--- start of GIVEN DATA ---
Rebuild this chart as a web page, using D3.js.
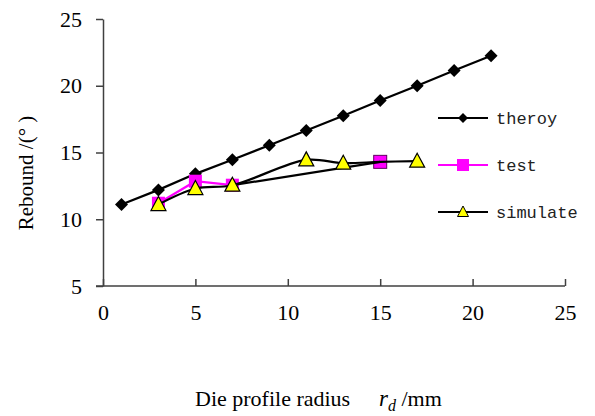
<!DOCTYPE html>
<html>
<head>
<meta charset="utf-8">
<script src="https://cdn.jsdelivr.net/npm/d3@7"></script>
<style>
  body { margin: 0; background: #fff; }
  svg { display: block; }
  .eje text { font-family: 'Liberation Serif', 'Times New Roman', serif; font-size: 22px; fill: #000; }
  .eje path, .eje line { stroke: #404040; stroke-width: 1.5px; }
  .leyenda text { font-family: 'Liberation Mono', monospace; font-size: 17px; fill: #222; }
</style>
</head>
<body>
<div id="graf"></div>
<script>
// datos
xTheroy = [1, 3, 5, 7, 9, 11, 13, 15, 17, 19, 21]
yTheroy = [11.1, 12.2, 13.4, 14.45, 15.55, 16.65, 17.75, 18.9, 20.0, 21.15, 22.25]

// test: solo 3-5-7 van unidos
xTest = [3, 5, 7, 15]
yTest = [11.2, 12.85, 12.55, 14.3]

// simulate: curva suavizada + tramo recto 7 -> 15
xSimulate = [3, 5, 7, 11, 13, 15, 17]
ySimulate = [11.1, 12.3, 12.55, 14.45, 14.2, 14.3, 14.35]
xTramo = [7, 15]
yTramo = [12.55, 14.3]

xTicks = [0, 5, 10, 15, 20, 25]
yTicks = [5, 10, 15, 20, 25]
series = ['theroy', 'test', 'simulate']

// configuracion de margenes
ancho_total = 595
alto_total = 416
margins = { top: 19, left: 103, right: 30, bottom: 130 }
ancho = 565 - margins.left
alto = 286 - margins.top

svg = d3.select('#graf').append('svg')
  .attr('width', ancho_total)
  .attr('height', alto_total)

g = svg.append('g')
  .attr('transform', `translate(${margins.left}, ${margins.top})`)

// escalas
x = d3.scaleLinear().domain([0, 25]).range([0, ancho])
y = d3.scaleLinear().domain([5, 25]).range([alto, 0])

// ejes
xAxisGroup = g.append('g')
  .attr('class', 'eje')
  .attr('transform', `translate(0, ${alto})`)
  .call(d3.axisBottom(x).tickValues(xTicks).tickSizeInner(-7).tickSizeOuter(0).tickPadding(18))
xAxisGroup.select('.domain').attr('d', `M-7,0H${ancho}`)

yAxisGroup = g.append('g')
  .attr('class', 'eje')
  .call(d3.axisLeft(y).tickValues(yTicks).tickSizeInner(7).tickSizeOuter(0).tickPadding(14))

// titulos
svg.append('text')
  .attr('transform', `translate(33, 173) rotate(-90)`)
  .attr('text-anchor', 'middle')
  .style('font-family', "'Liberation Serif', serif")
  .style('font-size', '21px')
  .text('Rebound /(° )')

xTitle = svg.append('text')
  .attr('x', 195)
  .attr('y', 406)
  .style('font-family', "'Liberation Serif', serif")
  .style('font-size', '22px')
xTitle.append('tspan').text('Die profile radius')
xTitle.append('tspan').attr('x', 379).style('font-style', 'italic').style('font-size', '23px').text('r')
xTitle.append('tspan').style('font-style', 'italic').style('font-size', '16px').attr('dy', 5).text('d')
xTitle.append('tspan').attr('dy', -5).text(' /mm')

// funciones de linea
linea = d3.line().x(d => x(d[0])).y(d => y(d[1]))
lineaSuave = d3.line().x(d => x(d[0])).y(d => y(d[1])).curve(d3.curveCatmullRom.alpha(0.5))

theroy = d3.zip(xTheroy, yTheroy)
test = d3.zip(xTest, yTest)
simulate = d3.zip(xSimulate, ySimulate)
tramo = d3.zip(xTramo, yTramo)

// theroy
g.append('path').datum(theroy)
  .attr('d', linea).attr('fill', 'none').attr('stroke', '#000').attr('stroke-width', 2.2)
g.selectAll('.diamante').data(theroy).enter().append('path')
  .attr('class', 'diamante')
  .attr('d', 'M0,-6.5L6.5,0L0,6.5L-6.5,0Z')
  .attr('transform', d => `translate(${x(d[0])}, ${y(d[1])})`)
  .attr('fill', '#000')

// test
g.append('path').datum(test.slice(0, 3))
  .attr('d', linea).attr('fill', 'none').attr('stroke', '#ff00ff').attr('stroke-width', 2.2)
g.selectAll('.cuadro').data(test).enter().append('rect')
  .attr('class', 'cuadro')
  .attr('x', d => x(d[0]) - 6.5).attr('y', d => y(d[1]) - 6.5)
  .attr('width', 13).attr('height', 13)
  .attr('fill', '#ff00ff')
  .attr('stroke', (d, i) => i === 3 ? '#600060' : 'none')
  .attr('stroke-width', 1)

// simulate
g.append('path').datum(tramo)
  .attr('d', linea).attr('fill', 'none').attr('stroke', '#000').attr('stroke-width', 2.2)
g.append('path').datum(simulate)
  .attr('d', lineaSuave).attr('fill', 'none').attr('stroke', '#000').attr('stroke-width', 2.2)
g.selectAll('.triangulo').data(simulate.filter(d => d[0] !== 15)).enter().append('path')
  .attr('class', 'triangulo')
  .attr('d', 'M0,-8L7.5,6L-7.5,6Z')
  .attr('transform', d => `translate(${x(d[0])}, ${y(d[1])})`)
  .attr('fill', '#ffff00').attr('stroke', '#000').attr('stroke-width', 1.2)

// leyenda
leyenda = svg.append('g').attr('class', 'leyenda').attr('transform', 'translate(438, 118)')
colores = ['#000', '#ff00ff', '#000']
series.forEach((s, i) => {
  item = leyenda.append('g').attr('transform', `translate(0, ${i * 47})`)
  item.append('line').attr('x1', 0).attr('x2', 50)
    .attr('stroke', colores[i]).attr('stroke-width', 2.2)
  if (i === 0) {
    item.append('path').attr('d', 'M0,-5L5,0L0,5L-5,0Z')
      .attr('transform', 'translate(25,0)').attr('fill', '#000')
  } else if (i === 1) {
    item.append('rect').attr('x', 19).attr('y', -6).attr('width', 12).attr('height', 12).attr('fill', '#ff00ff')
  } else {
    item.append('path').attr('d', 'M0,-6L5.5,4.5L-5.5,4.5Z')
      .attr('transform', 'translate(25,0)')
      .attr('fill', '#ffff00').attr('stroke', '#000').attr('stroke-width', 1)
  }
  item.append('text').attr('x', 58).attr('y', 6).text(s)
})
</script>
</body>
</html>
--- end of GIVEN DATA ---
## AIM OF THE TASK
Exclude the pictures. Write out the remaining data exactly.

## FINAL RESULT
Rebuild this chart as a web page, using D3.js.
<!DOCTYPE html>
<html>
<head>
<meta charset="utf-8">
<script src="https://cdn.jsdelivr.net/npm/d3@7"></script>
<style>
  body { margin: 0; background: #fff; }
  svg { display: block; }
  .eje text { font-family: 'Liberation Serif', 'Times New Roman', serif; font-size: 22px; fill: #000; }
  .eje path, .eje line { stroke: #404040; stroke-width: 1.5px; }
  .leyenda text { font-family: 'Liberation Mono', monospace; font-size: 17px; fill: #222; }
</style>
</head>
<body>
<div id="graf"></div>
<script>
// datos
xTheroy = [1, 3, 5, 7, 9, 11, 13, 15, 17, 19, 21]
yTheroy = [11.1, 12.2, 13.4, 14.45, 15.55, 16.65, 17.75, 18.9, 20.0, 21.15, 22.25]

// test: solo 3-5-7 van unidos
xTest = [3, 5, 7, 15]
yTest = [11.2, 12.85, 12.55, 14.3]

// simulate: curva suavizada + tramo recto 7 -> 15
xSimulate = [3, 5, 7, 11, 13, 15, 17]
ySimulate = [11.1, 12.3, 12.55, 14.45, 14.2, 14.3, 14.35]
xTramo = [7, 15]
yTramo = [12.55, 14.3]

xTicks = [0, 5, 10, 15, 20, 25]
yTicks = [5, 10, 15, 20, 25]
series = ['theroy', 'test', 'simulate']

// configuracion de margenes
ancho_total = 595
alto_total = 416
margins = { top: 19, left: 103, right: 30, bottom: 130 }
ancho = 565 - margins.left
alto = 286 - margins.top

svg = d3.select('#graf').append('svg')
  .attr('width', ancho_total)
  .attr('height', alto_total)

g = svg.append('g')
  .attr('transform', `translate(${margins.left}, ${margins.top})`)

// escalas
x = d3.scaleLinear().domain([0, 25]).range([0, ancho])
y = d3.scaleLinear().domain([5, 25]).range([alto, 0])

// ejes
xAxisGroup = g.append('g')
  .attr('class', 'eje')
  .attr('transform', `translate(0, ${alto})`)
  .call(d3.axisBottom(x).tickValues(xTicks).tickSizeInner(-7).tickSizeOuter(0).tickPadding(18))
xAxisGroup.select('.domain').attr('d', `M-7,0H${ancho}`)

yAxisGroup = g.append('g')
  .attr('class', 'eje')
  .call(d3.axisLeft(y).tickValues(yTicks).tickSizeInner(7).tickSizeOuter(0).tickPadding(14))

// titulos
svg.append('text')
  .attr('transform', `translate(33, 173) rotate(-90)`)
  .attr('text-anchor', 'middle')
  .style('font-family', "'Liberation Serif', serif")
  .style('font-size', '21px')
  .text('Rebound /(° )')

xTitle = svg.append('text')
  .attr('x', 195)
  .attr('y', 406)
  .style('font-family', "'Liberation Serif', serif")
  .style('font-size', '22px')
xTitle.append('tspan').text('Die profile radius')
xTitle.append('tspan').attr('x', 379).style('font-style', 'italic').style('font-size', '23px').text('r')
xTitle.append('tspan').style('font-style', 'italic').style('font-size', '16px').attr('dy', 5).text('d')
xTitle.append('tspan').attr('dy', -5).text(' /mm')

// funciones de linea
linea = d3.line().x(d => x(d[0])).y(d => y(d[1]))
lineaSuave = d3.line().x(d => x(d[0])).y(d => y(d[1])).curve(d3.curveCatmullRom.alpha(0.5))

theroy = d3.zip(xTheroy, yTheroy)
test = d3.zip(xTest, yTest)
simulate = d3.zip(xSimulate, ySimulate)
tramo = d3.zip(xTramo, yTramo)

// theroy
g.append('path').datum(theroy)
  .attr('d', linea).attr('fill', 'none').attr('stroke', '#000').attr('stroke-width', 2.2)
g.selectAll('.diamante').data(theroy).enter().append('path')
  .attr('class', 'diamante')
  .attr('d', 'M0,-6.5L6.5,0L0,6.5L-6.5,0Z')
  .attr('transform', d => `translate(${x(d[0])}, ${y(d[1])})`)
  .attr('fill', '#000')

// test
g.append('path').datum(test.slice(0, 3))
  .attr('d', linea).attr('fill', 'none').attr('stroke', '#ff00ff').attr('stroke-width', 2.2)
g.selectAll('.cuadro').data(test).enter().append('rect')
  .attr('class', 'cuadro')
  .attr('x', d => x(d[0]) - 6.5).attr('y', d => y(d[1]) - 6.5)
  .attr('width', 13).attr('height', 13)
  .attr('fill', '#ff00ff')
  .attr('stroke', (d, i) => i === 3 ? '#600060' : 'none')
  .attr('stroke-width', 1)

// simulate
g.append('path').datum(tramo)
  .attr('d', linea).attr('fill', 'none').attr('stroke', '#000').attr('stroke-width', 2.2)
g.append('path').datum(simulate)
  .attr('d', lineaSuave).attr('fill', 'none').attr('stroke', '#000').attr('stroke-width', 2.2)
g.selectAll('.triangulo').data(simulate.filter(d => d[0] !== 15)).enter().append('path')
  .attr('class', 'triangulo')
  .attr('d', 'M0,-8L7.5,6L-7.5,6Z')
  .attr('transform', d => `translate(${x(d[0])}, ${y(d[1])})`)
  .attr('fill', '#ffff00').attr('stroke', '#000').attr('stroke-width', 1.2)

// leyenda
leyenda = svg.append('g').attr('class', 'leyenda').attr('transform', 'translate(438, 118)')
colores = ['#000', '#ff00ff', '#000']
series.forEach((s, i) => {
  item = leyenda.append('g').attr('transform', `translate(0, ${i * 47})`)
  item.append('line').attr('x1', 0).attr('x2', 50)
    .attr('stroke', colores[i]).attr('stroke-width', 2.2)
  if (i === 0) {
    item.append('path').attr('d', 'M0,-5L5,0L0,5L-5,0Z')
      .attr('transform', 'translate(25,0)').attr('fill', '#000')
  } else if (i === 1) {
    item.append('rect').attr('x', 19).attr('y', -6).attr('width', 12).attr('height', 12).attr('fill', '#ff00ff')
  } else {
    item.append('path').attr('d', 'M0,-6L5.5,4.5L-5.5,4.5Z')
      .attr('transform', 'translate(25,0)')
      .attr('fill', '#ffff00').attr('stroke', '#000').attr('stroke-width', 1)
  }
  item.append('text').attr('x', 58).attr('y', 6).text(s)
})
</script>
</body>
</html>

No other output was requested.